Fans adopt the privacy argument because it’s the most socially acceptable expression of their homophobia. But it’s still homophobia, as becomes clear when you switch the gender of the athlete’s partner. Whether you’re an athlete, an actor, or an accountant, the gender of the person you sleep with, of the person you love, should not matter, but nor should it have to be hidden.
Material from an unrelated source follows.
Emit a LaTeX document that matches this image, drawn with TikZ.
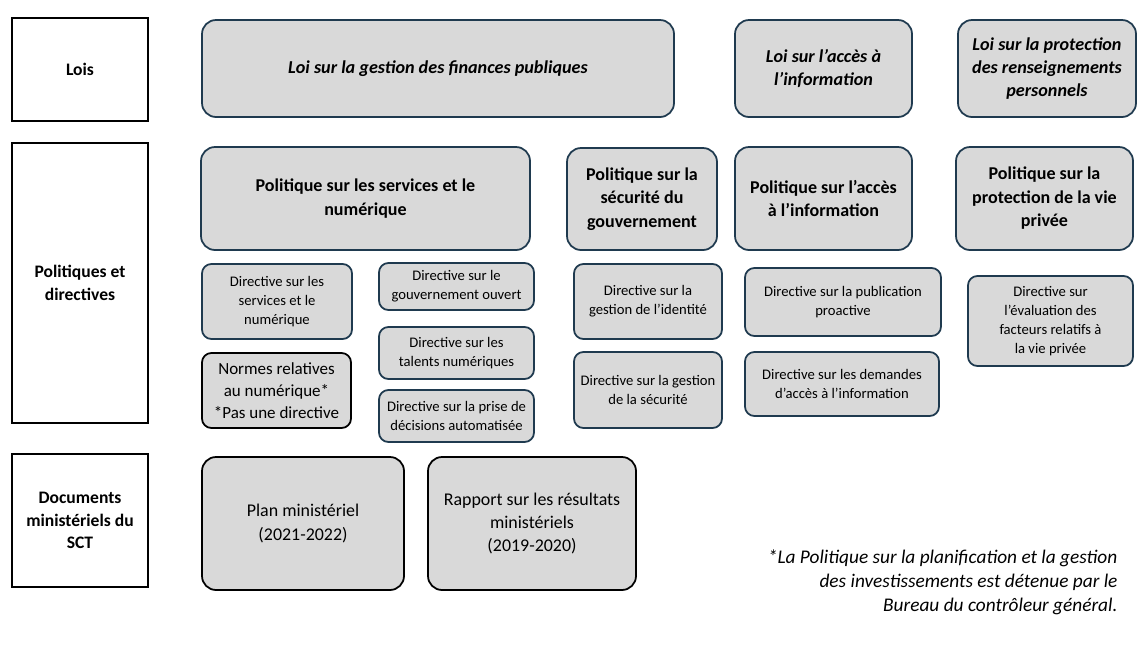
\documentclass[tikz,border=0pt]{standalone}
\usepackage{fontspec}
\setmainfont{Carlito}
\definecolor{boxfill}{HTML}{D9D9D9}
\definecolor{boxline}{HTML}{1F3A4F}
\begin{document}
\begin{tikzpicture}[
            x = 0.03cm, y = -0.03cm, % one unit per pixel
            every node/.style = {align=center, inner sep=2pt}
        ]

        \tikzstyle{label}=[draw=black, line width=1.6pt, font=\bfseries\fontsize{15}{19}\selectfont]
        \tikzstyle{box}=[draw=boxline, fill=boxfill, line width=1.5pt, rounded corners=12pt]
        \tikzstyle{loi}=[box, font=\bfseries\itshape\fontsize{15.5}{20}\selectfont]
        \tikzstyle{politique}=[box, font=\bfseries\fontsize{15.4}{20}\selectfont]
        \tikzstyle{directive}=[box, rounded corners=8pt, font=\fontsize{12.5}{16}\selectfont]
        \tikzstyle{document}=[box, draw=black, font=\fontsize{15.3}{20}\selectfont]

        \useasboundingbox (0,0) rectangle (1144,665);

        % rows
        \node[label, minimum width=136*0.03cm, minimum height=103*0.03cm] (lois) at (80,69.5) {Lois};
        \node[label, minimum width=136*0.03cm, minimum height=280*0.03cm] (politiques) at (80,283) {Politiques et\\directives};
        \node[label, minimum width=136*0.03cm, minimum height=133*0.03cm] (documents) at (80,520.5) {Documents\\ministériels du\\SCT};

        % laws
        \node[loi, minimum width=472*0.03cm, minimum height=97*0.03cm] (loi_finances) at (438,68.5) {Loi sur la gestion des finances publiques};
        \node[loi, minimum width=177*0.03cm, minimum height=97*0.03cm] (loi_acces) at (823.5,68.5) {Loi sur l’accès à\\l’information};
        \node[loi, minimum width=178*0.03cm, minimum height=97*0.03cm] (loi_protection) at (1047,68.5) {Loi sur la protection\\des renseignements\\personnels};

        % policies
        \node[politique, minimum width=329*0.03cm, minimum height=103*0.03cm] (pol_services) at (365.5,198.5) {Politique sur les services et le\\numérique};
        \node[politique, minimum width=150*0.03cm, minimum height=102*0.03cm] (pol_securite) at (642,199) {Politique sur la\\sécurité du\\gouvernement};
        \node[politique, minimum width=177*0.03cm, minimum height=103*0.03cm] (pol_acces) at (823.5,198.5) {Politique sur l’accès\\à l’information};
        \node[politique, minimum width=177*0.03cm, minimum height=103*0.03cm] (pol_privee) at (1044.5,198.5) {Politique sur la\\protection de la vie\\privée};

        % directives
        \node[directive, minimum width=150*0.03cm, minimum height=75*0.03cm] (dir_services) at (277,301.5) {Directive sur les\\services et le\\numérique};
        \node[directive, draw=black, minimum width=149*0.03cm, minimum height=75*0.03cm, font=\fontsize{14.5}{19}\selectfont] (normes) at (276.5,390.5) {Normes relatives\\au numérique*\\*Pas une directive};
        \node[directive, minimum width=155*0.03cm, minimum height=47*0.03cm] (dir_ouvert) at (456.5,286.5) {Directive sur le\\gouvernement ouvert};
        \node[directive, minimum width=155*0.03cm, minimum height=52*0.03cm] (dir_talents) at (456.5,353) {Directive sur les\\talents numériques};
        \node[directive, minimum width=155*0.03cm, minimum height=52*0.03cm] (dir_decisions) at (456.5,416) {Directive sur la prise de\\décisions automatisée};
        \node[directive, minimum width=148*0.03cm, minimum height=75*0.03cm] (dir_identite) at (648,301.5) {Directive sur la\\gestion de l’identité};
        \node[directive, minimum width=148*0.03cm, minimum height=76*0.03cm] (dir_securite) at (648,390) {Directive sur la gestion\\de la sécurité};
        \node[directive, minimum width=196*0.03cm, minimum height=68*0.03cm] (dir_publication) at (843,302) {Directive sur la publication\\proactive};
        \node[directive, minimum width=194*0.03cm, minimum height=64*0.03cm] (dir_demandes) at (842,384) {Directive sur les demandes\\d’accès à l’information};
        \node[directive, minimum width=165*0.03cm, minimum height=90*0.03cm] (dir_evaluation) at (1050.5,321) {Directive sur\\l’évaluation des\\facteurs relatifs à\\la vie privée};

        % departmental documents
        \node[document, minimum width=202*0.03cm, minimum height=133*0.03cm] (plan) at (303,523.5) {Plan ministériel\\(2021-2022)};
        \node[document, minimum width=208*0.03cm, minimum height=133*0.03cm] (rapport) at (532,523.5) {Rapport sur les résultats\\ministériels\\(2019-2020)};

        \node[anchor=north east, align=right, font=\itshape\fontsize{16.5}{20.5}\selectfont] (note) at (1120,547) {*La Politique sur la planification et la gestion\\des investissements est détenue par le\\Bureau du contrôleur général.};

    \end{tikzpicture}
\end{document}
One of the advantages of LGBTQ sport is that there’s no need to pretend that gay athletes are somehow different than straight athletes. When you come to Cleveland and Akron this August to watch the athletes at Gay Games 9, you’ll see a runner cross the finish line and embrace his boyfriend (or girlfriend … there are plenty of straight competitors at the Gay Games). The only people tweeting about it will be their teammates, friends, and fans, and none of them will be speaking for a silent deity or be grossed out by gay cooties. They’ll just be happy, because whether you win or lose, everyone finishing a race deserves a hug.